The Fall, a bizarre pilgrimage, The Stooges, and feeble-minded parasites. THEE HEADSHRINKERS put ‘Head Cheese’ on 2024’s musical menu
DROPPING somewhere between The Fall, and The Stooges, East Sussex’s masked mavericks THEE HEADSHRINKERS have just released debut album, ‘Head Cheese.’
Chaotic and tight in equal measure, it arrives just four months on from a three-day recording session at the home of the ‘Medway sound,’ Ranscombe Studios.

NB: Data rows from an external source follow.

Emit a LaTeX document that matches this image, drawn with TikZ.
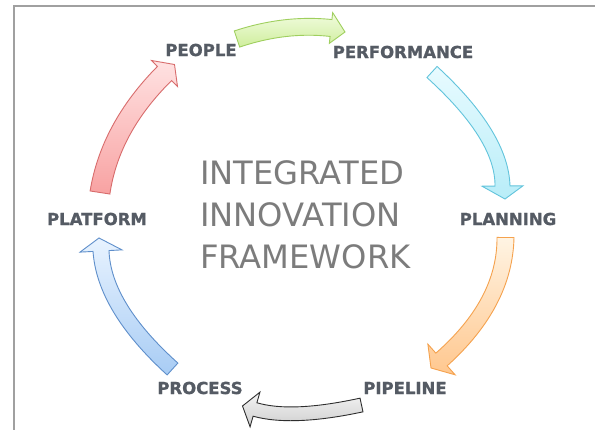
\documentclass[tikz,border=0pt]{standalone}
\usepackage{fontspec}
\setmainfont{DejaVu Sans}
\newfontfamily\lblfont[FakeBold=1.2]{DejaVu Sans Bold}
\usetikzlibrary{calc}
\definecolor{labelgray}{HTML}{555B64}
\definecolor{centergray}{HTML}{7C7C7C}
\definecolor{framegray}{HTML}{A0A0A0}
\definecolor{greenline}{HTML}{9FCF5E}\definecolor{greentop}{HTML}{F2FCE0}\definecolor{greenbot}{HTML}{CFEE9C}
\definecolor{cyanline}{HTML}{62C4DC}\definecolor{cyantop}{HTML}{E8FBFF}\definecolor{cyanbot}{HTML}{B8EDF8}
\definecolor{orangeline}{HTML}{F5A24E}\definecolor{orangetop}{HTML}{FFF4E3}\definecolor{orangebot}{HTML}{FFC78E}
\definecolor{grayline}{HTML}{2E2E2E}\definecolor{graytop}{HTML}{F4F4F4}\definecolor{graybot}{HTML}{CFCFCF}
\definecolor{blueline}{HTML}{5F8FCB}\definecolor{bluetop}{HTML}{E8F3FF}\definecolor{bluebot}{HTML}{A8CCF4}
\definecolor{redline}{HTML}{D86C6C}\definecolor{redtop}{HTML}{FFE2E2}\definecolor{redbot}{HTML}{F8A2A2}
% #1 tail centre, #2 bend control, #3 head-base centre, #4 tip, #5 half body width, #6 half head width, #7 style
\newcommand\blockarr[7]{%
  \coordinate (T) at #1; \coordinate (C) at #2; \coordinate (B) at #3; \coordinate (P) at #4;
  \coordinate (TL) at ($(T)!#5!90:(C)$);
  \coordinate (TR) at ($(T)!#5!-90:(C)$);
  \coordinate (BL) at ($(B)!#5!-90:(C)$);
  \coordinate (BR) at ($(B)!#5!90:(C)$);
  \coordinate (HL) at ($(B)!#6!-90:(C)$);
  \coordinate (HR) at ($(B)!#6!90:(C)$);
  \coordinate (off) at ($(T)!#5!90:(B)$);
  \coordinate (CL) at ($(C)+(off)-(T)$);
  \coordinate (CR) at ($(C)-(off)+(T)$);
  \draw[#7] (TL) .. controls ($(TL)!0.667!(CL)$) and ($(BL)!0.667!(CL)$) .. (BL)
     -- (HL) -- (P) -- (HR) -- (BR)
     .. controls ($(BR)!0.667!(CR)$) and ($(TR)!0.667!(CR)$) .. (TR) -- cycle;
}
\begin{document}
\begin{tikzpicture}[x=1pt,y=-1pt,
  lbl/.style={font=\lblfont\fontsize{16.5}{18}\selectfont, text=labelgray, inner sep=0pt},
  arr/.style={line width=0.9pt, line join=miter},
  greenarr/.style={arr, draw=greenline, top color=greentop, bottom color=greenbot},
  cyanarr/.style={arr, draw=cyanline, top color=cyantop, bottom color=cyanbot},
  orangearr/.style={arr, draw=orangeline, top color=orangetop, bottom color=orangebot},
  grayarr/.style={arr, draw=grayline, top color=graytop, bottom color=graybot},
  bluearr/.style={arr, draw=blueline, top color=bluetop, bottom color=bluebot},
  redarr/.style={arr, draw=redline, top color=redtop, bottom color=redbot},
]
\useasboundingbox (0,0) rectangle (595,430);
\fill[white] (0,0) rectangle (595,430);
\draw[framegray, line width=1.6pt] (14,430) -- (14,6) -- (595,6);

% arrows
\blockarr{(237,39)}{(285,23)}{(331,28)}{(345,32)}{8.5pt}{15.5pt}{greenarr}
\blockarr{(432,72)}{(502,136)}{(502.5,186)}{(505,199)}{7.5pt}{20.5pt}{cyanarr}
\blockarr{(505.5,237.5)}{(505,303)}{(441.5,359.5)}{(431,368)}{8.5pt}{20.5pt}{orangearr}
\blockarr{(361.5,405)}{(292,420)}{(255,409.5)}{(242.5,406)}{7pt}{18pt}{grayarr}
\blockarr{(172.5,369)}{(104,307)}{(101,251)}{(99,238)}{8pt}{21pt}{bluearr}
\blockarr{(100,192.5)}{(110,128)}{(164.5,73.5)}{(174.5,64.5)}{10pt}{18.4pt}{redarr}

% labels
\node[lbl] (people) at (201,50) {PEOPLE};
\node[lbl] (performance) at (403,52) {PERFORMANCE};
\node[lbl] (planning) at (508,219) {PLANNING};
\node[lbl] (pipeline) at (405,388) {PIPELINE};
\node[lbl] (process) at (200,388) {PROCESS};
\node[lbl] (platform) at (97,219) {PLATFORM};

\node[anchor=west, align=left, inner sep=0pt, text=centergray,
      font=\fontsize{32.2}{42}\selectfont] (title) at (200,214.5)
  {INTEGRATED\\INNOVATION\\FRAMEWORK};
\end{tikzpicture}
\end{document}
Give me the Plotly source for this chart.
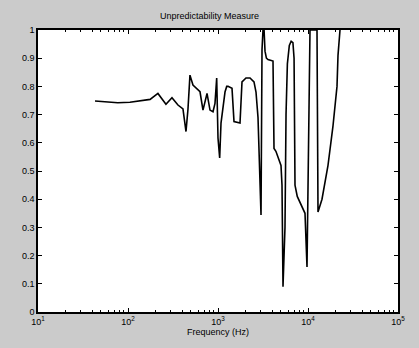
import plotly.graph_objects as go

# Frequency (Hz) and unpredictability measure values
freq = [43, 63, 77, 105, 136, 176, 215, 264, 308, 359, 408, 441, 464, 488, 527,
        631, 681, 717, 755, 815, 880, 926, 967, 1000, 1044, 1080, 1136, 1196, 1250,
        1292, 1431, 1506, 1756, 1848, 2047, 2268, 2512, 2644, 2783, 2929, 3005,
        3083, 3162, 3250, 3329, 3450, 3594, 4084, 4191, 4400, 4600, 5012, 5142,
        5275, 5551, 5700, 5900, 6200, 6500, 6800, 7000, 7170, 7600, 8150, 9261,
        9747, 10524, 11659, 12589, 12915, 14305, 16681, 18957, 21000, 21544, 22675]
measure = [0.748, 0.745, 0.742, 0.744, 0.748, 0.754, 0.775, 0.737, 0.760, 0.734,
           0.720, 0.640, 0.720, 0.840, 0.805, 0.781, 0.716, 0.750, 0.775, 0.716,
           0.710, 0.740, 0.830, 0.617, 0.546, 0.670, 0.716, 0.780, 0.800, 0.800,
           0.793, 0.675, 0.670, 0.816, 0.830, 0.830, 0.816, 0.780, 0.690, 0.430,
           0.344, 0.930, 1.000, 1.000, 0.925, 0.900, 0.895, 0.890, 0.580, 0.570,
           0.555, 0.520, 0.450, 0.090, 0.300, 0.700, 0.880, 0.945, 0.960, 0.955,
           0.900, 0.450, 0.410, 0.390, 0.350, 0.160, 1.000, 1.000, 1.000, 0.355,
           0.400, 0.520, 0.660, 0.800, 0.910, 1.000]

x_tickvals = [10, 100, 1000, 10000, 100000]
x_ticktext = ["10<sup>1</sup>", "10<sup>2</sup>", "10<sup>3</sup>", "10<sup>4</sup>", "10<sup>5</sup>"]
x_minor = [m * 10 ** d for d in range(1, 5) for m in range(2, 10)]
y_tickvals = [0, 0.1, 0.2, 0.3, 0.4, 0.5, 0.6, 0.7, 0.8, 0.9, 1]
y_ticktext = ["0", "0.1", "0.2", "0.3", "0.4", "0.5", "0.6", "0.7", "0.8", "0.9", "1"]

fig = go.Figure()
fig.add_trace(go.Scatter(x=freq, y=measure, mode="lines",
                         line=dict(color="black", width=1.6), showlegend=False))

font = dict(family="Liberation Sans, Arial, sans-serif", size=9, color="black")

fig.update_layout(
    width=419, height=348,
    margin=dict(l=38, r=21, t=30, b=36),
    paper_bgcolor="#cbcbcb",
    plot_bgcolor="white",
    font=font,
    title=dict(text="Unpredictability Measure", x=0.5, xanchor="center",
               y=1 - 16 / 348, yanchor="middle", font=dict(size=9, color="black")),
    xaxis=dict(type="log", range=[1, 5], tickvals=x_tickvals, ticktext=x_ticktext,
               ticks="inside", ticklen=4, tickcolor="black", showgrid=False,
               zeroline=False, showline=True, linecolor="black", linewidth=1.5,
               mirror="ticks",
               minor=dict(tickvals=x_minor, ticks="inside", ticklen=2,
                          tickcolor="black", showgrid=False),
               title=dict(text="Frequency (Hz)", standoff=2, font=dict(size=9)),
               tickfont=dict(size=9)),
    yaxis=dict(range=[0, 1], tickvals=y_tickvals, ticktext=y_ticktext,
               ticks="inside", ticklen=4, tickcolor="black", showgrid=False,
               zeroline=False, showline=True, linecolor="black", linewidth=1.5,
               mirror="ticks", tickfont=dict(size=9)),
)

fig.write_html("out.html")
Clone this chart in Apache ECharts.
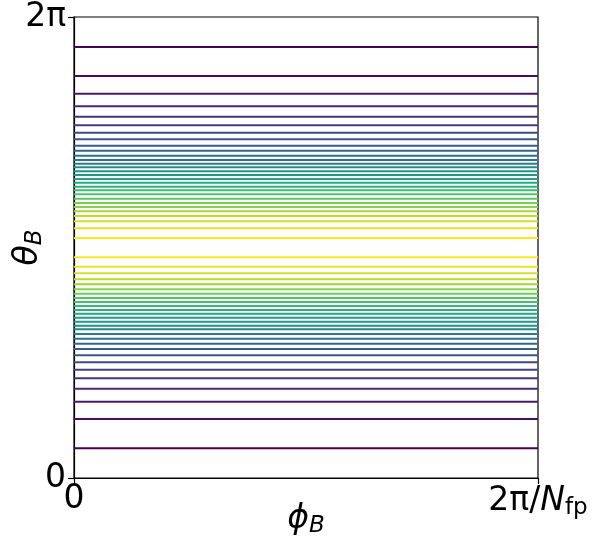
<!DOCTYPE html>
<html>
<head>
<meta charset="utf-8">
<script src="https://cdn.jsdelivr.net/npm/echarts@6/dist/echarts.min.js"></script>
<style>
  html, body { margin: 0; padding: 0; background: #fff; }
  #chart { width: 598px; height: 544px; }
</style>
</head>
<body>
<div id="chart"></div>
<script>
// theta_B of each contour line (radians)
// upper half, from the outermost (purple) line towards the centre
const thetaUpper = [5.874, 5.479, 5.238, 5.066, 4.924, 4.807, 4.706, 4.616, 4.529, 4.461,
  4.393, 4.334, 4.284, 4.235, 4.180, 4.130, 4.075, 4.025, 3.970, 3.921,
  3.867, 3.807, 3.748, 3.694, 3.635, 3.571, 3.499, 3.403, 3.271]
// lower half, from the outermost line towards the centre
const thetaLower = [0.405, 0.804, 1.040, 1.217, 1.359, 1.476, 1.577, 1.672, 1.758, 1.830,
  1.899, 1.963, 2.027, 2.076, 2.130, 2.185, 2.239, 2.290, 2.344, 2.399,
  2.453, 2.512, 2.572, 2.640, 2.708, 2.790, 2.880, 3.008]
// phi_B range, as a fraction of 2pi/Nfp
const phiRange = [0, 1]
const xTicks = [0, 1]
const yTicks = [0, 2 * Math.PI]

const viridisStops = ['#440154', '#482475', '#414487', '#355f8d', '#2a788e', '#21918c',
  '#22a884', '#44bf70', '#7ad151', '#bddf26', '#fde725']

function viridis(t) {
  const p = Math.max(0, Math.min(1, t)) * (viridisStops.length - 1)
  const i = Math.min(Math.floor(p), viridisStops.length - 2)
  const f = p - i
  const a = viridisStops[i], b = viridisStops[i + 1]
  const ch = k => {
    const va = parseInt(a.substr(1 + 2 * k, 2), 16)
    const vb = parseInt(b.substr(1 + 2 * k, 2), 16)
    return Math.round(va + (vb - va) * f)
  }
  return 'rgb(' + ch(0) + ',' + ch(1) + ',' + ch(2) + ')'
}

const series = []
const addLines = (list) => {
  list.forEach((th, i) => {
    series.push({
      type: 'line',
      data: phiRange.map(x => [x, th]),
      showSymbol: false,
      silent: true,
      lineStyle: { color: viridis(i / (list.length - 1)), width: 2 }
    })
  })
}
addLines(thetaUpper)
addLines(thetaLower)

const chart = echarts.init(document.getElementById('chart'))
chart.setOption({
  animation: false,
  grid: {
    left: 74, right: 60, top: 17, bottom: 66,
    outerBoundsMode: 'none',
    containLabel: false,
    show: true, borderColor: '#000', borderWidth: 1.2
  },
  xAxis: {
    type: 'value',
    min: 0, max: 1,
    splitLine: { show: false },
    axisLine: { show: true, lineStyle: { color: '#000', width: 1.2 } },
    axisTick: { show: true, customValues: xTicks, length: 6, lineStyle: { color: '#000', width: 1.2 } },
    axisLabel: {
      customValues: xTicks,
      margin: 5,
      color: '#000',
      fontFamily: 'DejaVu Sans',
      fontSize: 33,
      formatter: v => v === 0 ? '0' : '{n|2π/}{i|N}{s|fp}',
      rich: {
        n: { fontSize: 33, fontFamily: 'DejaVu Sans', color: '#000' },
        i: { fontSize: 33, fontFamily: 'DejaVu Sans', fontStyle: 'italic', color: '#000' },
        s: { fontSize: 23, fontFamily: 'DejaVu Sans', color: '#000', padding: [14, 0, 0, 0] }
      }
    },
    name: '{a|ϕ}{b|B}',
    nameLocation: 'middle',
    nameGap: 23,
    nameMoveOverlap: false,
    nameTextStyle: {
      rich: {
        a: { fontSize: 33, fontFamily: 'DejaVu Sans', fontStyle: 'italic', color: '#000' },
        b: { fontSize: 23, fontFamily: 'DejaVu Sans', fontStyle: 'italic', color: '#000', padding: [14, 0, 0, 0] }
      }
    }
  },
  yAxis: {
    type: 'value',
    min: 0, max: 2 * Math.PI,
    splitLine: { show: false },
    axisLine: { show: true, lineStyle: { color: '#000', width: 1.2 } },
    axisTick: { show: true, customValues: yTicks, length: 6, lineStyle: { color: '#000', width: 1.2 } },
    axisLabel: {
      customValues: yTicks,
      margin: 8,
      color: '#000',
      fontFamily: 'DejaVu Sans',
      fontSize: 33,
      formatter: v => v === 0 ? '0' : '2π'
    },
    name: '{a|θ}{b|B}',
    nameLocation: 'middle',
    nameRotate: 90,
    nameGap: 27,
    nameMoveOverlap: false,
    nameTextStyle: {
      rich: {
        a: { fontSize: 33, fontFamily: 'DejaVu Sans', fontStyle: 'italic', color: '#000' },
        b: { fontSize: 23, fontFamily: 'DejaVu Sans', fontStyle: 'italic', color: '#000', padding: [14, 0, 0, 0] }
      }
    }
  },
  series: series
})
</script>
</body>
</html>
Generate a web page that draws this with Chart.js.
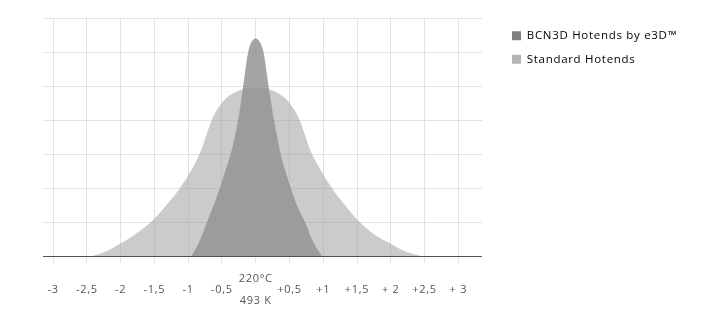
<!DOCTYPE html>
<html>
<head>
<meta charset="utf-8">
<script src="https://cdn.jsdelivr.net/npm/chart.js@4"></script>
<style>
  html, body { margin: 0; padding: 0; background: #fff; }
</style>
</head>
<body>
<canvas id="grafico" width="702" height="320"></canvas>
<script>
// valores
const seriesNames = ['BCN3D Hotends by e3D™', 'Standard Hotends'];

const bcnX = [-0.95, -0.85, -0.72, -0.62, -0.53, -0.45, -0.37, -0.31, -0.26, -0.22, -0.185, -0.15, -0.11, -0.06, 0,
  0.06, 0.115, 0.155, 0.19, 0.23, 0.27, 0.32, 0.37, 0.44, 0.52, 0.62, 0.73, 0.85, 0.98];
const bcnY = [0, 0.35, 1.0, 1.5, 2.0, 2.5, 3.0, 3.5, 4.0, 4.5, 5.0, 5.5, 6.0, 6.3, 6.4,
  6.3, 6.0, 5.5, 5.0, 4.5, 4.0, 3.5, 3.0, 2.5, 2.0, 1.45, 1.0, 0.42, 0];

const stdX = [-2.42, -2.2, -2.0, -1.8, -1.55, -1.32, -1.12, -0.93, -0.81, -0.74, -0.65, -0.57, -0.45, -0.32, -0.2, 0,
  0.2, 0.32, 0.45, 0.57, 0.65, 0.74, 0.81, 0.94, 1.12, 1.32, 1.54, 1.78, 1.99, 2.2, 2.45];
const stdY = [0, 0.15, 0.37, 0.62, 1.0, 1.5, 2.0, 2.6, 3.1, 3.5, 4.0, 4.3, 4.62, 4.8, 4.9, 4.95,
  4.9, 4.8, 4.62, 4.3, 4.0, 3.5, 3.1, 2.6, 2.02, 1.5, 1.0, 0.6, 0.37, 0.15, 0];

const tickValues = [-3, -2.5, -2, -1.5, -1, -0.5, 0, 0.5, 1, 1.5, 2, 2.5, 3];
const tickLabels = ['-3', '-2,5', '-2', '-1,5', '-1', '-0,5', ['220°C', '493 K'],
  '+0,5', '+1', '+1,5', '+ 2', '+2,5', '+ 3'];

const fillColors = ['rgba(148,148,148,0.85)', 'rgba(160,160,160,0.55)'];
const legendColors = ['#808080', '#b3b3b3'];

function pontos(xs, ys) {
  return xs.map((x, i) => ({ x: x, y: ys[i] }));
}

// empurra a legenda um pouco para a direita, como no original
const legendaDeslocada = {
  id: 'legendaDeslocada',
  beforeInit(chart) {
    const fit = chart.legend.fit;
    chart.legend.fit = function () {
      fit.call(this);
      this.width = 220;
    };
  },
  beforeUpdate(chart) {
    chart.ctx.letterSpacing = '0.7px';
  },
  afterLayout(chart) {
    chart.legend.left += 18;
    chart.legend.right += 18;
  },
  beforeDraw(chart) {
    chart.ctx.letterSpacing = '0.7px';
  }
};

const fonte = "'Open Sans', sans-serif";

new Chart(document.getElementById('grafico').getContext('2d'), {
  type: 'line',
  data: {
    datasets: [
      {
        label: seriesNames[0],
        data: pontos(bcnX, bcnY),
        backgroundColor: fillColors[0],
        borderWidth: 0,
        pointRadius: 0,
        fill: 'origin',
        tension: 0.4
      },
      {
        label: seriesNames[1],
        data: pontos(stdX, stdY),
        backgroundColor: fillColors[1],
        borderWidth: 0,
        pointRadius: 0,
        fill: 'origin',
        tension: 0.4
      }
    ]
  },
  options: {
    responsive: false,
    animation: false,
    layout: { padding: { left: 43, top: 18, right: 0, bottom: 0 } },
    scales: {
      x: {
        type: 'linear',
        min: -3,
        max: 3.35,
        afterBuildTicks(scale) {
          scale.ticks = tickValues.map(v => ({ value: v }));
        },
        afterFit(scale) {
          scale.height = 64;
        },
        grid: { color: '#e2e2e2', tickLength: 7 },
        border: { display: false },
        ticks: {
          padding: 16,
          maxRotation: 0,
          autoSkip: false,
          crossAlign: 'center',
          color: '#555',
          font: { family: fonte, size: 11, lineHeight: 2 },
          callback: (value, index) => tickLabels[index]
        }
      },
      y: {
        min: 0,
        max: 7,
        ticks: { stepSize: 1, display: false },
        grid: {
          tickLength: 10,
          color: ctx => (ctx.tick && ctx.tick.value === 0 ? '#555' : '#e2e2e2')
        },
        border: { display: false }
      }
    },
    plugins: {
      tooltip: { enabled: false },
      legend: {
        position: 'right',
        align: 'start',
        labels: {
          boxWidth: 9,
          boxHeight: 9,
          padding: 12,
          color: '#555',
          font: { family: fonte, size: 11.5 },
          generateLabels(chart) {
            return chart.data.datasets.map((ds, i) => ({
              text: ds.label,
              fillStyle: legendColors[i],
              strokeStyle: legendColors[i],
              lineWidth: 0,
              datasetIndex: i
            }));
          }
        }
      }
    }
  },
  plugins: [legendaDeslocada]
});
</script>
</body>
</html>
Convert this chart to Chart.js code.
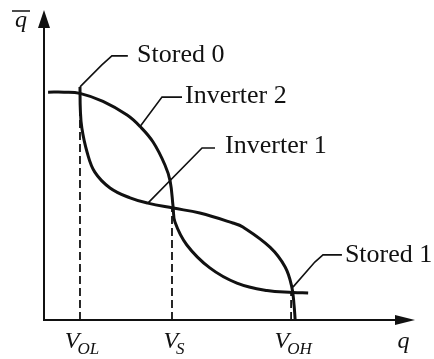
<!DOCTYPE html>
<html>
<head>
<meta charset="utf-8">
<script src="https://cdn.jsdelivr.net/npm/chart.js@4"></script>
<style>body{margin:0;background:#fff}</style>
</head>
<body>
<canvas id="chart" width="434" height="359"></canvas>
<script>
// transfer curves (q along x, q-bar along y, 0..10 units)
const inverter1X = [0.97, 0.98, 1.02, 1.16, 1.37, 1.78, 2.32, 2.80, 3.48, 4.20, 5.09, 5.36, 6.09, 6.50, 6.68, 6.74, 6.77];
const inverter1Y = [7.52, 6.77, 6.19, 5.42, 4.77, 4.26, 3.94, 3.77, 3.61, 3.45, 3.13, 3.00, 2.35, 1.71, 1.06, 0.48, 0.00];
const inverter2X = [0.11, 0.54, 0.97, 1.59, 2.24, 2.59, 2.94, 3.26, 3.40, 3.48, 3.53, 3.85, 4.47, 5.20, 6.01, 6.71, 7.12];
const inverter2Y = [7.35, 7.35, 7.31, 7.05, 6.61, 6.24, 5.74, 5.00, 4.48, 3.65, 3.16, 2.42, 1.68, 1.19, 0.95, 0.89, 0.87];

// dashed guides down to the axis
const tickValues = [0.97, 3.45, 6.66];
const tickTops = [7.31, 3.62, 0.90];
const tickMain = ['V', 'V', 'V'];
const tickSub = ['OL', 'S', 'OH'];

// callout labels and their leader lines
const calloutText = ['Stored 0', 'Inverter 2', 'Inverter 1', 'Stored 1'];
const calloutX = [2.51, 3.80, 4.88, 8.11];
const calloutY = [8.32, 7.00, 5.39, 1.87];
const leaderX = [[0.97, 1.56, 1.83, 2.26], [2.59, 3.18, 3.72], [2.80, 4.26, 4.61], [6.71, 7.30, 7.52, 8.03]];
const leaderY = [[7.52, 8.23, 8.52, 8.52], [6.24, 7.19, 7.19], [3.77, 5.55, 5.55], [1.06, 1.87, 2.10, 2.10]];

const ink = '#111';
const serif = '"Liberation Serif", "DejaVu Serif", serif';

function pts(xs, ys) {
    return xs.map((x, i) => ({x: x, y: ys[i]}));
}

let datasets = [];
datasets.push({data: pts(inverter1X, inverter1Y), borderColor: ink, borderWidth: 3, tension: 0.4});
datasets.push({data: pts(inverter2X, inverter2Y), borderColor: ink, borderWidth: 3, tension: 0.4});
tickValues.forEach((v, i) => {
    datasets.push({data: [{x: v, y: 0}, {x: v, y: tickTops[i]}], borderColor: ink, borderWidth: 1.8, borderDash: [8, 4], tension: 0});
});
leaderX.forEach((xs, i) => {
    datasets.push({data: pts(xs, leaderY[i]), borderColor: ink, borderWidth: 1.6, tension: 0});
});

const decorations = {
    id: 'decorations',
    afterDatasetsDraw(chart) {
        const ctx = chart.ctx;
        const sx = chart.scales.x, sy = chart.scales.y;
        const x0 = sx.getPixelForValue(0), y0 = sy.getPixelForValue(0);
        const xEnd = sx.getPixelForValue(10), yEnd = sy.getPixelForValue(10);
        ctx.save();
        ctx.strokeStyle = ink;
        ctx.fillStyle = ink;

        // axes with arrow heads
        ctx.lineWidth = 2;
        ctx.beginPath();
        ctx.moveTo(x0, yEnd + 10);
        ctx.lineTo(x0, y0 + 1);
        ctx.moveTo(x0 - 1, y0);
        ctx.lineTo(xEnd - 10, y0);
        ctx.stroke();
        ctx.beginPath();
        ctx.moveTo(x0, yEnd);
        ctx.lineTo(x0 - 6, yEnd + 18);
        ctx.lineTo(x0 + 6, yEnd + 18);
        ctx.closePath();
        ctx.fill();
        ctx.beginPath();
        ctx.moveTo(xEnd, y0);
        ctx.lineTo(xEnd - 20, y0 - 5);
        ctx.lineTo(xEnd - 20, y0 + 5);
        ctx.closePath();
        ctx.fill();

        // V_OL, V_S, V_OH under the axis
        ctx.textBaseline = 'alphabetic';
        ctx.textAlign = 'left';
        tickValues.forEach((v, i) => {
            const cx = sx.getPixelForValue(v);
            ctx.font = 'italic 24px ' + serif;
            const wMain = ctx.measureText(tickMain[i]).width;
            ctx.font = 'italic 17px ' + serif;
            const wSub = ctx.measureText(tickSub[i]).width;
            const left = cx - (wMain + wSub - 2) / 2 + 2;
            ctx.font = 'italic 24px ' + serif;
            ctx.fillText(tickMain[i], left, y0 + 28);
            ctx.font = 'italic 17px ' + serif;
            ctx.fillText(tickSub[i], left + wMain - 2, y0 + 34);
        });

        // axis names
        ctx.font = 'italic 24px ' + serif;
        ctx.textAlign = 'center';
        ctx.fillText('q', sx.getPixelForValue(9.69), y0 + 28);
        const qx = x0 - 23;
        ctx.fillText('q', qx, yEnd + 17);
        ctx.lineWidth = 1.5;
        ctx.beginPath();
        ctx.moveTo(qx - 9, yEnd + 1);
        ctx.lineTo(qx + 9, yEnd + 1);
        ctx.stroke();

        // callouts
        ctx.font = '26px ' + serif;
        ctx.textAlign = 'left';
        calloutText.forEach((t, i) => {
            ctx.fillText(t, sx.getPixelForValue(calloutX[i]), sy.getPixelForValue(calloutY[i]));
        });
        ctx.restore();
    }
};

new Chart('chart', {
    type: 'scatter',
    data: {datasets: datasets},
    options: {
        responsive: false,
        animation: false,
        showLine: true,
        elements: {point: {radius: 0, hoverRadius: 0}},
        layout: {padding: {left: 44, right: 19, top: 10, bottom: 39}},
        plugins: {legend: {display: false}, tooltip: {enabled: false}},
        scales: {
            x: {type: 'linear', display: false, min: 0, max: 10},
            y: {type: 'linear', display: false, min: 0, max: 10}
        }
    },
    plugins: [decorations]
});
</script>
</body>
</html>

Head Cheese is the title of a short Duane Graves and Justin Meeks film, a graphic account of a deranged man’s unholy psyche on a bizarre pilgrimage to Quick Hill, Texas, to rid his soul of feeble-minded parasites – which probably provides a clue or two to the motivation of the new album, along with the very existence of the Hastings trio, Rob Wilde (stocking/vocs/bass), Gino (balaclava/guitar), and Stiv (dolls head/drums).
The band have been expanding their audiences during 2024, and like their live shows, there’s no theatrics at play on ‘Head Cheese,’ – the songs are short, sharp, attacks the senses, the majority barely passing the two-minute mark, while lyrically, Wilde speaks about misspent youth (Motorbike), drug psychosis (Travellin’ Man), lingering feuds (Going Down), and horror, B movies (Johnny).